Dr Neil Bingham, the V&A’s curator of contemporary architectural collections, said that the idea to save a section of the estate, which was condemned by critics but hailed as a modernist masterpiece, came “when demolition of the social housing project was imminent”.

“The V&A’s acquisition of a section of Robin Hood Gardens, complete with front and back facades, will motivate new thinking and research into this highly experimental period of British architectural and urban history,” he said.

Dr Christopher Turner, keeper of the design, architecture and digital department, said the decision to get hold of the fragment follows in the tradition of other acquisitions such as the 17th Century timber facade of Sir Paul Pindar’s House in Bishopsgate, London, and the gilded Music Room salvaged from Norfolk House in St James’s Square, London.

“This three-storey section of Robin Hood Gardens, complete with ‘street in the sky’, is an important piece of Brutalism, worth preserving for future generations,” he said.

“It is also an object that will stimulate debate around architecture and urbanism today – it raises important questions about the history and future of housing in Britain, and what we want from our cities.”

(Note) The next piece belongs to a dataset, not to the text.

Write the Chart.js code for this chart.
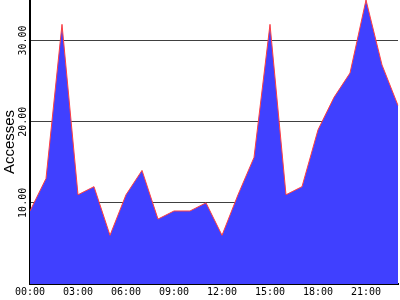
<!DOCTYPE html>
<html>
<head>
<meta charset="utf-8">
<script src="https://cdn.jsdelivr.net/npm/chart.js@4/dist/chart.umd.min.js"></script>
<style>
  html, body { margin: 0; padding: 0; background: #fff; }
  #wrap { width: 400px; height: 300px; }
</style>
</head>
<body>
<div id="wrap"><canvas id="accessChart"></canvas></div>
<script>
const hours = ['00:00', '01:00', '02:00', '03:00', '04:00', '05:00', '06:00', '07:00',
  '08:00', '09:00', '10:00', '11:00', '12:00', '13:00', '14:00', '15:00',
  '16:00', '17:00', '18:00', '19:00', '20:00', '21:00', '22:00', '23:00'];
const accesses = [9, 13, 32, 11, 12, 6, 11, 14, 8, 9, 9, 10,
  6, 11, 15.6, 32, 11, 12, 19, 23, 26, 35, 27, 22];
const yTicks = [10, 20, 30];

const tickFont = { family: 'DejaVu Sans Mono', size: 10 };

new Chart(document.getElementById('accessChart').getContext('2d'), {
  type: 'line',
  data: {
    labels: hours,
    datasets: [{
      data: accesses,
      fill: 'origin',
      backgroundColor: '#4040ff',
      borderColor: '#ff4040',
      borderWidth: 1,
      tension: 0,
      pointRadius: 0,
    }],
  },
  options: {
    responsive: true,
    maintainAspectRatio: false,
    animation: false,
    layout: { padding: { top: 0, right: 1, bottom: 0, left: 0 } },
    plugins: { legend: { display: false }, tooltip: { enabled: false } },
    scales: {
      x: {
        type: 'category',
        offset: false,
        grid: { display: false, drawTicks: false },
        border: { display: true, color: '#000', width: 2 },
        ticks: {
          color: '#000',
          font: tickFont,
          padding: 2,
          autoSkip: false,
          maxRotation: 0,
          callback: (v, i) => (i % 3 === 0 ? hours[i] : ''),
        },
      },
      y: {
        min: 0,
        max: 35,
        grid: { color: '#404040', lineWidth: 1, drawTicks: false },
        border: { display: true, color: '#000', width: 2 },
        afterFit(scale) {
          scale.width = 30;
          scale.paddingTop = 0;
          scale.paddingBottom = 0;
        },
        afterBuildTicks(scale) {
          scale.ticks = yTicks.map(v => ({ value: v }));
        },
        ticks: {
          color: '#000',
          font: tickFont,
          minRotation: 90,
          maxRotation: 90,
          crossAlign: 'center',
          padding: -8,
          callback: v => v.toFixed(2),
        },
        title: {
          display: true,
          text: 'Accesses',
          color: '#000',
          font: { family: 'Liberation Sans', size: 15 },
          padding: { top: 1, bottom: 0 },
        },
      },
    },
  },
});
</script>
</body>
</html>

Robin Hood Gardens interior (V&A)

Fans of the block described Robin Hood Gardens as a 20th Century version of Bath’s Georgian terrace, the Royal Crescent.

The designers of the 1972 building, which featured in a TV documentary in the 1980s, were followers of Le Corbusier, a French pioneer of modernist architecture.

But 80% of its 600 tenants supported plans to demolish the block and build new homes in its place and English Heritage advised that the building should not be listed.